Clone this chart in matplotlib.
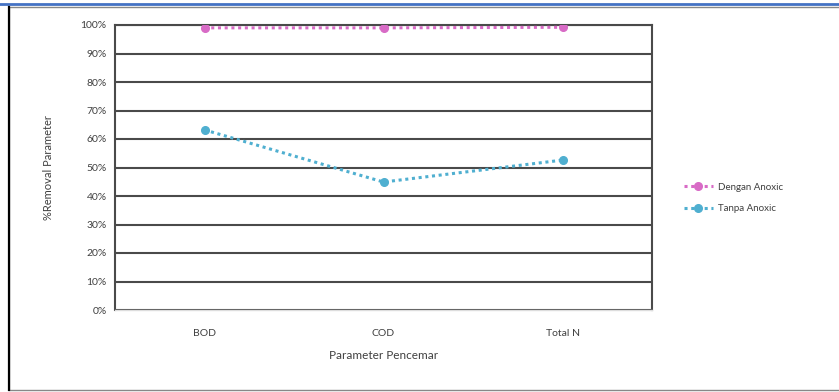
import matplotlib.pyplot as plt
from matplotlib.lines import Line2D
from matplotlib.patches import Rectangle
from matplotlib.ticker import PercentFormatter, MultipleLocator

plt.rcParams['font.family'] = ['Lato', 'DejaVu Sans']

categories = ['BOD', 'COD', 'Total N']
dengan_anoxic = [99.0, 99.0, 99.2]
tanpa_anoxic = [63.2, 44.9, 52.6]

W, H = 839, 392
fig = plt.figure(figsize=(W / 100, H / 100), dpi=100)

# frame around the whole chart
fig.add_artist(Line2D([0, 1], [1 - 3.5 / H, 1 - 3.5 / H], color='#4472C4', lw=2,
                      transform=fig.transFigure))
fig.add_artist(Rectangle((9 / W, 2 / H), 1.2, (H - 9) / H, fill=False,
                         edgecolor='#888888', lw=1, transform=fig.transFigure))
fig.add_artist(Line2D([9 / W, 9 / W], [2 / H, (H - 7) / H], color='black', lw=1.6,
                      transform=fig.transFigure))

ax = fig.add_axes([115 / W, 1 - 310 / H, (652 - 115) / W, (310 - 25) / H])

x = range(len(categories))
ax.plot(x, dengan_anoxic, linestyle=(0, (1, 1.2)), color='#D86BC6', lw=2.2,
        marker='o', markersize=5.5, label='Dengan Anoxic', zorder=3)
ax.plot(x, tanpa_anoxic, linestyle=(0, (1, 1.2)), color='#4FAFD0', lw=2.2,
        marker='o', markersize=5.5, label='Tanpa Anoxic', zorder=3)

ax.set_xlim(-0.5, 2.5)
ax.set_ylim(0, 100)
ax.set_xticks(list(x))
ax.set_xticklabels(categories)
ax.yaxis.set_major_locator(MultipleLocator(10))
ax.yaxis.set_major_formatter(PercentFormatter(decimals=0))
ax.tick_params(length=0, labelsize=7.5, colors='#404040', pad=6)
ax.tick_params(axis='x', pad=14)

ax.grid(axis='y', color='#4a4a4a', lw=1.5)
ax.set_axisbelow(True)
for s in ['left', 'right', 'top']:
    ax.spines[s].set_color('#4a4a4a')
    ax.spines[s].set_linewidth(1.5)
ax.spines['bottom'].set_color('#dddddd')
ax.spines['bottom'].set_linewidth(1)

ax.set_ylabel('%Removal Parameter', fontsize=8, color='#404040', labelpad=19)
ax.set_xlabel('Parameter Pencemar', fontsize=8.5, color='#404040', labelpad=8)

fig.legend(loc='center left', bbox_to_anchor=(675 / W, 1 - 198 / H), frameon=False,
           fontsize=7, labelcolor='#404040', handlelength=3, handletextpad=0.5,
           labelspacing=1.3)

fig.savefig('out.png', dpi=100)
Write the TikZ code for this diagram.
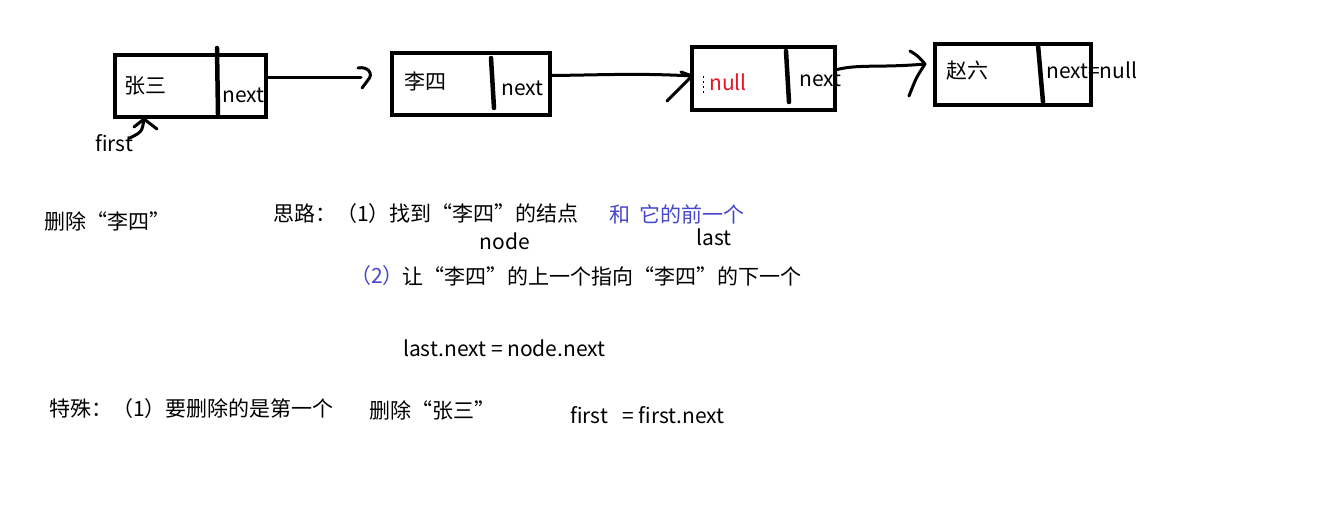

====

• [What is asked] Begin with the first line of the records and repeat every line up to the one with "tanpa_anoxic = [63.2, 44.9, 52.6]", counting that line too. Pictures are not part of the copy.

• [Answer to this exercise]
Clone this chart in matplotlib.
import matplotlib.pyplot as plt
from matplotlib.lines import Line2D
from matplotlib.patches import Rectangle
from matplotlib.ticker import PercentFormatter, MultipleLocator

plt.rcParams['font.family'] = ['Lato', 'DejaVu Sans']

categories = ['BOD', 'COD', 'Total N']
dengan_anoxic = [99.0, 99.0, 99.2]
tanpa_anoxic = [63.2, 44.9, 52.6]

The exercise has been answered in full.